Stored data.
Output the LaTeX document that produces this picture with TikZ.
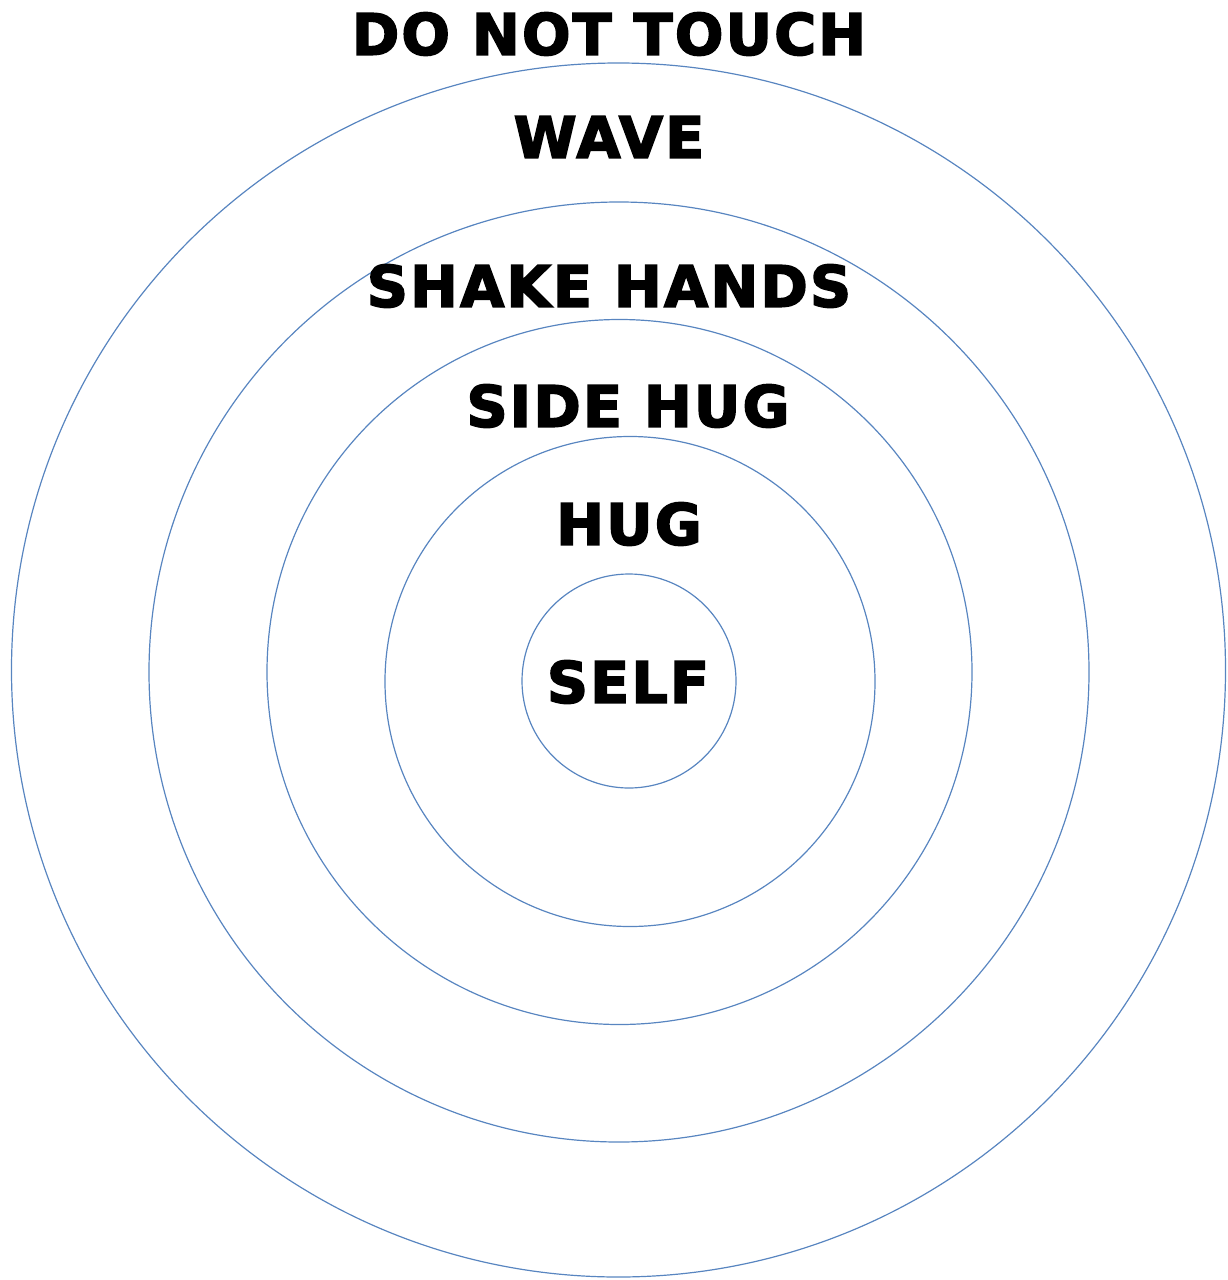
\documentclass[tikz,border=0pt]{standalone}
\usepackage{fontspec}
\setmainfont{DejaVu Sans}[BoldFeatures={FakeBold=3,LetterSpace=4}]
\usepackage{tikz}
\usetikzlibrary{positioning}

\definecolor{ringblue}{RGB}{88,133,192}

\begin{document}
\begin{tikzpicture}[
    x=1pt, y=-1pt,
    ring/.style={draw=ringblue, line width=1.2pt},
    zone/.style={font=\fontsize{57}{60}\selectfont\bfseries, inner sep=0pt, anchor=center}
]
    \useasboundingbox (0,0) rectangle (1227,1280);

    % rings, outermost first
    \draw[ring] (618.5,670) circle (607);
    \draw[ring] (619,672) circle (470);
    \draw[ring] (619.5,672) circle (352.5);
    \draw[ring] (630,681.5) circle (245);
    \draw[ring] (629,681) circle (107);

    % labels
    \node[zone] (donottouch) at (609,34) {DO NOT TOUCH};
    \node[zone] (wave) at (609,137) {WAVE};
    \node[zone] (shakehands) at (609,286) {SHAKE HANDS};
    \node[zone] (sidehug) at (628,406) {SIDE HUG};
    \node[zone] (hug) at (629,524) {HUG};
    \node[zone] (self) at (628,682) {SELF};
\end{tikzpicture}
\end{document}
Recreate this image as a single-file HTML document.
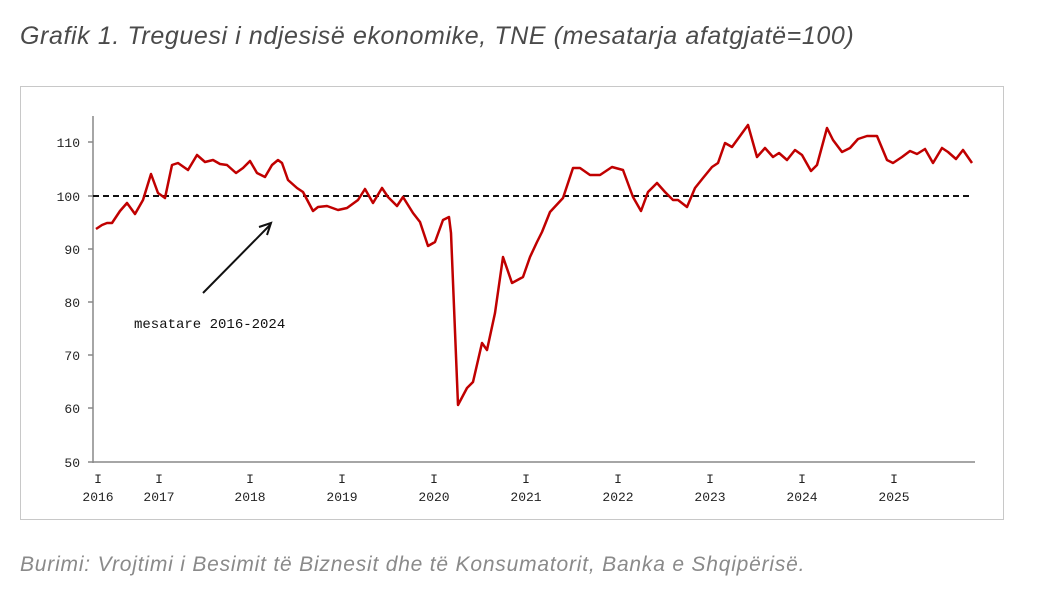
<!DOCTYPE html>
<html><head><meta charset="utf-8"><style>
body{margin:0;width:1052px;height:601px;background:#fff;overflow:hidden;font-family:"Liberation Sans",sans-serif}
.t{position:absolute;left:20px;top:22px;font-size:25px;font-style:italic;color:#4a4a4a;letter-spacing:0.6px}
.s{position:absolute;left:20px;top:553px;font-size:21px;font-style:italic;color:#8a8a8a;letter-spacing:0.8px}
.f{position:absolute;left:20px;top:86px;width:982px;height:432px;border:1px solid #c8c8c8}
svg{position:absolute;left:0;top:0}
</style></head><body>
<div class="t">Grafik 1. Treguesi i ndjesisë ekonomike, TNE (mesatarja afatgjatë=100)</div>
<div class="f"></div>
<svg width="1052" height="601" font-family="Liberation Mono, monospace" font-size="13">
<g stroke="#888" stroke-width="1.5">
<line x1="93" y1="116" x2="93" y2="463"/><line x1="93" y1="462" x2="975" y2="462"/>
<line x1="88" y1="142" x2="93" y2="142"/><line x1="88" y1="196" x2="93" y2="196"/><line x1="88" y1="249" x2="93" y2="249"/><line x1="88" y1="302" x2="93" y2="302"/><line x1="88" y1="355" x2="93" y2="355"/><line x1="88" y1="408" x2="93" y2="408"/><line x1="88" y1="462" x2="93" y2="462"/>
</g>
<g text-anchor="end" fill="#222">
<text x="80" y="147">110</text><text x="80" y="201">100</text><text x="80" y="254">90</text><text x="80" y="307">80</text><text x="80" y="360">70</text><text x="80" y="413">60</text><text x="80" y="467">50</text>
</g>
<g text-anchor="middle" fill="#222">
<text x="98" y="483">I</text><text x="98" y="501">2016</text>
<text x="159" y="483">I</text><text x="159" y="501">2017</text>
<text x="250" y="483">I</text><text x="250" y="501">2018</text>
<text x="342" y="483">I</text><text x="342" y="501">2019</text>
<text x="434" y="483">I</text><text x="434" y="501">2020</text>
<text x="526" y="483">I</text><text x="526" y="501">2021</text>
<text x="618" y="483">I</text><text x="618" y="501">2022</text>
<text x="710" y="483">I</text><text x="710" y="501">2023</text>
<text x="802" y="483">I</text><text x="802" y="501">2024</text>
<text x="894" y="483">I</text><text x="894" y="501">2025</text>
</g>
<line x1="93" y1="196" x2="973" y2="196" stroke="#111" stroke-width="2" stroke-dasharray="6,4"/>
<line x1="203" y1="293" x2="270" y2="225" stroke="#111" stroke-width="2"/>
<polyline points="259,227 271,223 267,235" fill="none" stroke="#111" stroke-width="2"/>
<text x="134" y="328" fill="#111" font-size="14">mesatare 2016-2024</text>
<polyline fill="none" stroke="#c00000" stroke-width="2.5" stroke-linejoin="round" points="96,229 102,225 107,223 112,223 120,211 127,203 135,214 143,200 151,174 158,193 165,198 172,165 178,163 188,170 197,155 205,162 213,160 220,164 227,165 236,173 243,168 250,161 257,173 265,177 272,165 278,160 282,163 288,180 297,188 303,192 313,211 318,207 327,206 338,210 347,208 358,200 365,189 373,203 382,188 388,197 397,206 403,197 413,213 420,222 428,246 435,242 443,220 449,217 451,233 458,405 467,388 473,382 482,343 487,350 495,313 503,257 512,283 523,277 530,257 537,242 542,232 550,212 563,198 573,168 580,168 590,175 600,175 612,167 623,170 633,197 641,211 648,192 657,183 665,192 673,200 678,200 687,207 695,188 703,178 712,167 718,163 725,143 732,147 748,125 757,157 765,148 773,157 779,153 787,160 795,150 802,155 811,171 817,165 827,128 833,140 842,152 850,148 858,139 867,136 877,136 887,160 893,163 902,157 910,151 917,154 925,149 933,163 942,148 948,152 956,159 963,150 972,163"/>
</svg>
<div class="s">Burimi: Vrojtimi i Besimit të Biznesit dhe të Konsumatorit, Banka e Shqipërisë.</div>
</body></html>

Task.
Show the lines of the data that hold the word "this".

The completed task.
Output the LaTeX document that produces this picture with TikZ.
Recreate this image as a single-file HTML document.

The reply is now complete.